Exclusive: Democrat-requested House recount costs taxpayers tens of thousands of dollars; Republicans stopped “illegal recount method”
The Democrats' doomed effort to oust Rep. Mariannette Miller-Meeks is set to cost taxpayers tens of thousands of dollars.
A recount of Rep. Mariannette Miller-Meeks’s (R., Iowa) narrowly-won election is set to cost taxpayers at least $23,163.24; during the legal battle, Miller-Meeks’s team stopped the Democrats from employing an “illegal recount method,” it told the Washington Reporter.
Miller-Meeks faced a spirited rematch from failed Democratic candidate and former engineering intern Christina Bohannan, who came within several hundred votes of unseating Miller-Meeks this cycle, after losing by over 20,000 votes in 2022. However, Bohannan’s team attempted to employ a series of legally questionable moves which were defeated by Miller-Meeks’s campaign.

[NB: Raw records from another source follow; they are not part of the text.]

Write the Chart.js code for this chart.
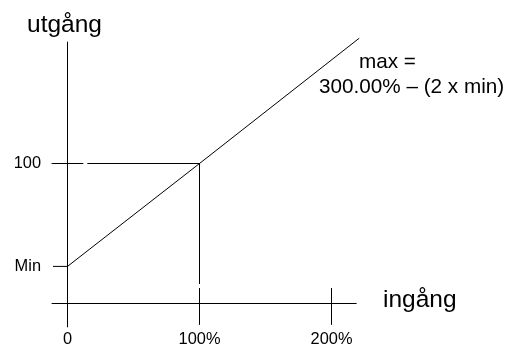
<!DOCTYPE html>
<html>
<head>
<meta charset="utf-8">
<script src="https://cdn.jsdelivr.net/npm/chart.js@4/dist/chart.umd.min.js"></script>
<style>
  html, body { margin: 0; padding: 0; background: #fff; }
  #wrap { width: 506px; height: 345px; }
</style>
</head>
<body>
<div id="wrap"><canvas id="diagram" width="506" height="345"></canvas></div>
<script>
// input (ingång) and output (utgång), both in percent
const inputTicks = [0, 100, 200];
const inputTickLabels = ['0', '100%', '200%'];
const outputTicks = [26.5, 100];
const outputTickLabels = ['Min', '100'];

// transfer curve: Min at 0 input, 100 at 100 % input, then on up to max
const curveIn = [0, 100, 221];
const curveOut = [26.5, 100, 189.5];

// axis extents
const inputAxisRange = [-12, 219];
const outputAxisRange = [-17, 187];

// guide lines
const guide100Left = [-12, 12];
const guide100Right = [15, 100];
const guideMinIn = [-11, 0];
const guideDownOut = [100, 14];
const tickMarkOut = [11, -15];

const FONT = "'Liberation Sans', Arial, sans-serif";

const seg = (xs, ys) => xs.map((x, i) => ({ x: x, y: ys[i] }));
const line = (points) => ({
    data: points,
    showLine: true,
    borderColor: '#000',
    borderWidth: 1,
    pointRadius: 0,
    clip: false,
    tension: 0
});

const datasets = [
    line(seg([0, 0], outputAxisRange)),
    line(seg(inputAxisRange, [0, 0])),
    line(seg(curveIn, curveOut)),
    line(seg(guide100Left, [outputTicks[1], outputTicks[1]])),
    line(seg(guide100Right, [outputTicks[1], outputTicks[1]])),
    line(seg(guideMinIn, [outputTicks[0], outputTicks[0]])),
    line(seg([inputTicks[1], inputTicks[1]], guideDownOut)),
    line(seg([inputTicks[1], inputTicks[1]], tickMarkOut)),
    line(seg([inputTicks[2], inputTicks[2]], tickMarkOut))
];

// texts drawn on top, placed through the scales where they belong to a value
const labelsPlugin = {
    id: 'labels',
    afterDraw(chart) {
        const ctx = chart.ctx;
        const xs = chart.scales.x;
        const ys = chart.scales.y;
        ctx.save();
        ctx.fillStyle = '#000';

        ctx.font = '16.4px ' + FONT;
        ctx.textAlign = 'center';
        ctx.textBaseline = 'alphabetic';
        inputTicks.forEach((v, i) => {
            ctx.fillText(inputTickLabels[i], xs.getPixelForValue(v), 344);
        });

        ctx.textAlign = 'right';
        ctx.textBaseline = 'middle';
        outputTicks.forEach((v, i) => {
            ctx.fillText(outputTickLabels[i], 41, ys.getPixelForValue(v));
        });

        ctx.textAlign = 'left';
        ctx.textBaseline = 'alphabetic';
        ctx.font = '24.5px ' + FONT;
        ctx.fillText('utgång', 27, 32);
        ctx.fillText('ingång', 383, 307);

        ctx.font = '20.7px ' + FONT;
        ctx.fillText('max =', 359, 68);
        ctx.fillText('300.00% \u2013 (2 x min)', 319, 93);
        ctx.restore();
    }
};

new Chart(document.getElementById('diagram'), {
    type: 'scatter',
    data: { datasets: datasets },
    options: {
        responsive: false,
        animation: false,
        layout: { padding: { left: 67.5, right: 174.5, top: 163.5, bottom: 41.5 } },
        scales: {
            x: { type: 'linear', min: 0, max: 200, display: false },
            y: { type: 'linear', min: 0, max: 100, display: false }
        },
        plugins: {
            legend: { display: false },
            tooltip: { enabled: false }
        },
        events: []
    },
    plugins: [labelsPlugin]
});
</script>
</body>
</html>
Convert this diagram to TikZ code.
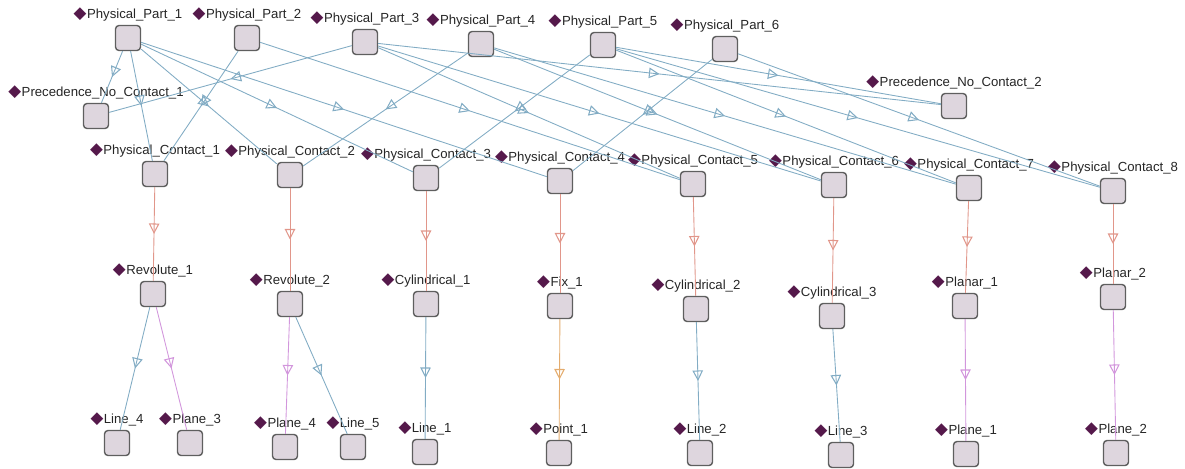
\documentclass[tikz,border=0pt]{standalone}
\usepackage{fontspec}
\setmainfont{Liberation Sans}
\newfontfamily\symfont{DejaVu Sans}
\usepackage{xcolor}
\usepackage{tikz}
\usetikzlibrary{positioning, decorations.markings, arrows.meta}
\definecolor{boxfill}{RGB}{222,214,222}
\definecolor{boxline}{RGB}{95,95,95}
\definecolor{dia}{RGB}{85,25,75}
\definecolor{ebl}{RGB}{130,172,196}
\definecolor{ered}{RGB}{225,150,138}
\definecolor{evio}{RGB}{210,150,220}
\definecolor{eora}{RGB}{228,172,110}
\newcommand\dmd{{\color{dia}\symfont\fontsize{9.5}{9.5}\selectfont ◆}}

\begin{document}
\begin{tikzpicture}[x=0.02cm, y=-0.02cm,
    box/.style={draw=boxline, fill=boxfill, rounded corners=2pt,
                line width=0.8pt, minimum size=0.5cm, inner sep=0pt},
    lbl/.style={font=\fontsize{7.5}{9}\selectfont, text=black!85, inner sep=1pt},
    rel/.style={color=#1, line width=0.5pt, postaction={decorate},
                decoration={markings, mark=at position 0.5 with
                {\arrow[line width=0.6pt]{Triangle[open, length=6pt, width=6pt]}}}},
]
\useasboundingbox (0,0) rectangle (1185,468);

\foreach \n/\x/\y/\t in {pp1/128/38/Physical\_Part\_1, pp2/247/38/Physical\_Part\_2,
    pp3/365/42/Physical\_Part\_3, pp4/481/44/Physical\_Part\_4,
    pp5/603/45/Physical\_Part\_5, pp6/725/49/Physical\_Part\_6,
    pnc1/96/116/Precedence\_No\_Contact\_1, pnc2/954/106/Precedence\_No\_Contact\_2,
    pc1/155/174/Physical\_Contact\_1, pc2/290/175/Physical\_Contact\_2,
    pc3/426/178/Physical\_Contact\_3, pc4/560/181/Physical\_Contact\_4,
    pc5/693/184/Physical\_Contact\_5, pc6/834/185/Physical\_Contact\_6,
    pc7/969/188/Physical\_Contact\_7, pc8/1113/191/Physical\_Contact\_8,
    rev1/153/294/Revolute\_1, rev2/290/304/Revolute\_2,
    cyl1/426/304/Cylindrical\_1, fix1/560/306/Fix\_1,
    cyl2/696/309/Cylindrical\_2, cyl3/832/316/Cylindrical\_3,
    pla1/965/306/Planar\_1, pla2/1113/297/Planar\_2,
    ln4/117/443/Line\_4, pl3/190/443/Plane\_3, pl4/285/447/Plane\_4,
    ln5/353/447/Line\_5, ln1/425/452/Line\_1, pt1/559/453/Point\_1,
    ln2/700/453/Line\_2, ln3/841/455/Line\_3, pl1/966/454/Plane\_1,
    pl2/1116/453/Plane\_2}
{
    \node[box] (\n) at (\x,\y) {};
    \node[lbl, above=1pt of \n] (\n-l) {\dmd\hspace{0.3pt}\t};
}

\foreach \a/\b in {pp1/pnc1, pp1/pc1, pp1/pc2, pp1/pc3, pp1/pc4, pp2/pc1, pp2/pc5,
    pp3/pnc1, pp3/pnc2, pp3/pc5, pp3/pc6, pp4/pc2, pp4/pc6, pp4/pc7,
    pp5/pc3, pp5/pnc2, pp5/pc7, pp5/pc8, pp6/pc4, pp6/pc8,
    rev1/ln4, rev2/ln5, cyl1/ln1, cyl2/ln2, cyl3/ln3}
    \draw[rel=ebl] (\a) -- (\b);
\foreach \a/\b in {pc1/rev1, pc2/rev2, pc3/cyl1, pc4/fix1, pc5/cyl2, pc6/cyl3, pc7/pla1, pc8/pla2}
    \draw[rel=ered] (\a) -- (\b);
\foreach \a/\b in {rev1/pl3, rev2/pl4, pla1/pl1, pla2/pl2}
    \draw[rel=evio] (\a) -- (\b);
\draw[rel=eora] (fix1) -- (pt1);
\end{tikzpicture}
\end{document}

“They wanted what was called a ‘hybrid’ recount method where they would separate out the overvotes and undervotes and then apply hand counting standards to those ballots,” Alan Ostergren, one of Miller-Meeks’s lawyers, told the Reporter. “The problem is that it is prone to double counting ballots. In 2020 we lost a net of 36 votes because of double counting by recount boards. The code only permits machine recount or a full hand count. Democrats wanted to manipulate the process to manufacture votes by double counting in Democratic counties.”
Miller-Meeks is familiar with close elections and recount battless. In 2020, she won her first election to Congress by six votes against Rita Hart, the current chair of the Democratic Party of Iowa. “Iowa’s election integrity laws, which I voted for as a state senator, give Iowans confidence in our system,” she told the Reporter. Following Hart’s loss to Miller-Meeks, House Democrats led by then-Speaker of the House Nancy Pelosi spent over $500,000 of taxpayer money on left-leaning lawyers who helped overturn the election, even after it was certified by Iowa’s Secretary of State.
National Democrats’ support for overturning Miller-Meeks’s 2020 election stands in stark contrast to their tepid support for Bohannan’s failed 2024 election denialism. Bohannan’s legal efforts were more tepid than Hart’s were, Ostergren noted. “I think she pulled it together herself. They were very disorganized,” he said. “Her recount board designees in each county were clearly not trained on the process. Maybe she thought as a law professor she could just do it herself. But she couldn’t.”
Both Hart and Bohannan are “election deniers and two-time election losers to Miller-Meeks,” an Iowa Republican strategist told the Reporter. Bohannan, who has never conceded her 2022 defeat to Miller-Meeks, may run again in 2026.